Just at that moment, while Michael and I were at our peak freak-out, our office manager, Arram (who went on to found ZeroCater), walked by and casually said something that’s stuck with me to this day: “Officers don’t have morale problems.”
I wish I could say that I realized the truth of those words and immediately pulled myself together, and provided an example of calm and stability to a very stressed out team. Instead I think I screamed out something along the lines of “What the fuck are you talking about?!” and continued bemoaning whatever I’d done in a previous life to deserve having been so close to startup success only to see our prospects swirling down the drain.
After what felt like decades, Kyle and Emmett got the site in a functional state and the broadcast proceeded, late by 25 minutes or so. In retrospect, not the end of the world. Hollywood Records lost all faith in us and did the rest of their promotional broadcasts on Ustream. Eventually, we got better at scaling.
Any founder of a social site on the Internet knows that there exists a constant baseline traffic from perverted degenerates looking for filth. On Justin.tv, this manifested itself as a constant stream of (presumably) men going into the chatrooms of any channel that had a woman on camera and saying things spanning from the very awkward (“show feet”) to the outright horrible. We had built moderation tools to allow broadcasters to ban the trolls from chat, but, like terrorists, they kept finding ways in: creating new accounts, using new IP addresses, and figuring out ways to access the site despite our best efforts.
This behavior didn’t just extend to chat. In fact, you could bet that pretty much any text field that allowed user entry would be filled with sex-related terms. Our on-site search was no different; several of the top search terms were “porn”, “sex”, etc.
One day I had what I thought was a brilliant idea. Our community moderation tools had been very effective in taking down any x-rated content from the site, and yet, people were still searching for it. Why shouldn’t we just auto-redirect any searching a porn-related query to a cam girl site?

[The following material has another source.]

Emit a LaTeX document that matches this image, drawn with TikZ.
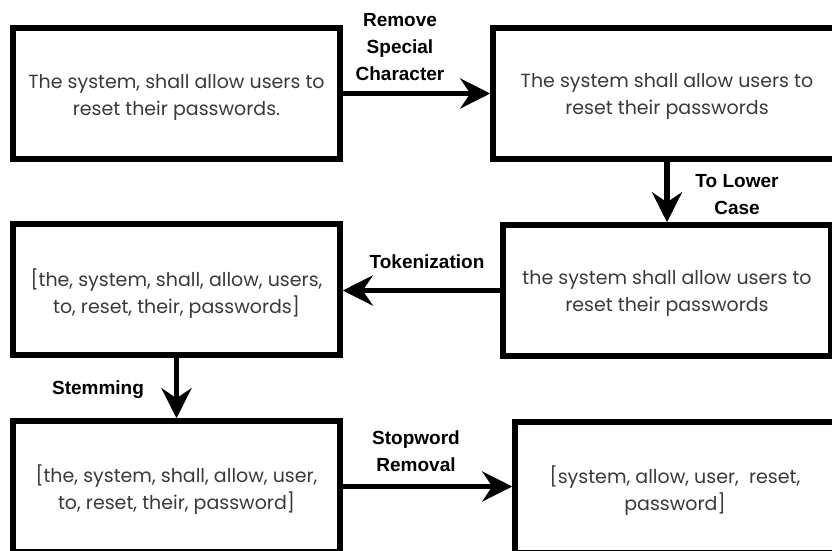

We would kill two birds with one stone: the user would get content they wanted (or at least be closer to it), and we would get them off Justin.tv.
As an afterthought: it turns out that because they monetize users so well, cam sites have hefty affiliate fees. Why not stick an affiliate code in our redirect and see if we made any money off them?
The search redirect was easy to build, and we implemented it and then promptly forgot about it. Until, almost a year later, an email from Jason Kincaid of TechCrunch came in, asking for a comment on how we were making money from redirecting users to a porn site.
Michael and I (the founders in charge of the “business” side of the company at the time) didn’t know how to respond. Morally, we thought we were in the right, but realized the optics of anything that sounds like “making money off of porn” sounds bad. We emailed Jason asking for a couple hours to respond. In the meanwhile, we pulled the redirect off the site.
Of course, he hit publish thirty minutes later, before we could come up with anything intelligent to say about it.
What I learned: if you’ve done something you think the public is going to react badly to, you can’t delay it, hide from it, or ignore it. You have to address it head on and take your beating. Always take your beating.